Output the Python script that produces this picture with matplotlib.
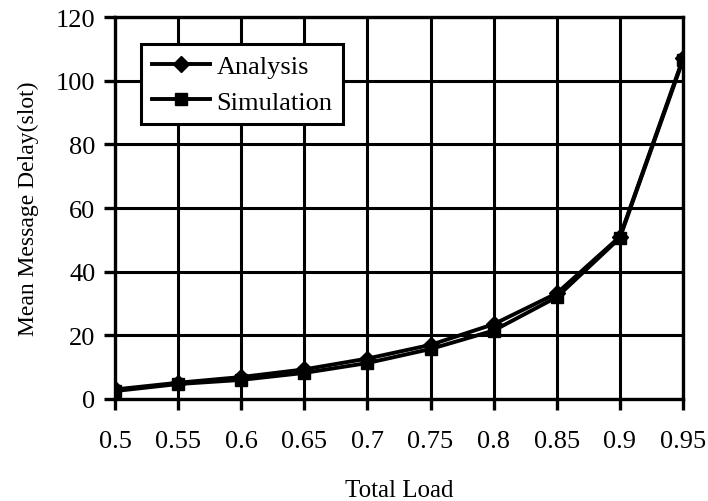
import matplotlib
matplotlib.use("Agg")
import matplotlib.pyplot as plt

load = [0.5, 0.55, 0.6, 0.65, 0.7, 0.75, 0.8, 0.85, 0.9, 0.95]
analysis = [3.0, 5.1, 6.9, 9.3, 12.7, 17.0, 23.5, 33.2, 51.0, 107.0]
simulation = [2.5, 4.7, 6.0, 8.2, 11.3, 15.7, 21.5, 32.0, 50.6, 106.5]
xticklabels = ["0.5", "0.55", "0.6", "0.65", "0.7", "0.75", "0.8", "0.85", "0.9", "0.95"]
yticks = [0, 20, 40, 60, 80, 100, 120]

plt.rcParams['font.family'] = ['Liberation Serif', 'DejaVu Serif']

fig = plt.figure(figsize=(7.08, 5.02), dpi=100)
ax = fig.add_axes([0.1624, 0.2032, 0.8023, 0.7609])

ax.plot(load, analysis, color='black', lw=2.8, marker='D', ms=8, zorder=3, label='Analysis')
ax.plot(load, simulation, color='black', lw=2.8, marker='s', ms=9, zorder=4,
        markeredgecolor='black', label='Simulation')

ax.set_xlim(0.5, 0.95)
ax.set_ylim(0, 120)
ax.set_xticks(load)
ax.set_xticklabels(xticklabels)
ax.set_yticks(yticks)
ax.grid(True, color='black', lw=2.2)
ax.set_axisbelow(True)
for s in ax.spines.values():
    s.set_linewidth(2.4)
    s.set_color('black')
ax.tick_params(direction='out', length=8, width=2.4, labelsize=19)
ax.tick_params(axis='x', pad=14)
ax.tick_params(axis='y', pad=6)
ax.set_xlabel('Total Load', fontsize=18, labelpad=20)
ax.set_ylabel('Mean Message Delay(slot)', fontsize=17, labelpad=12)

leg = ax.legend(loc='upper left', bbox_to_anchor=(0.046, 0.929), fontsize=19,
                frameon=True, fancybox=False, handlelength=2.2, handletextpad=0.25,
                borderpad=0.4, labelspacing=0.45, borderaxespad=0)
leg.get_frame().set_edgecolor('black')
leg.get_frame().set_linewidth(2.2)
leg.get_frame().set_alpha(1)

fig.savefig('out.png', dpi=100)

§ OBJECTIVE
Find each line holding the string "matplotlib" and copy it out.

§ RESULT FOR THIS TASK
Output the Python script that produces this picture with matplotlib.
import matplotlib
matplotlib.use("Agg")
import matplotlib.pyplot as plt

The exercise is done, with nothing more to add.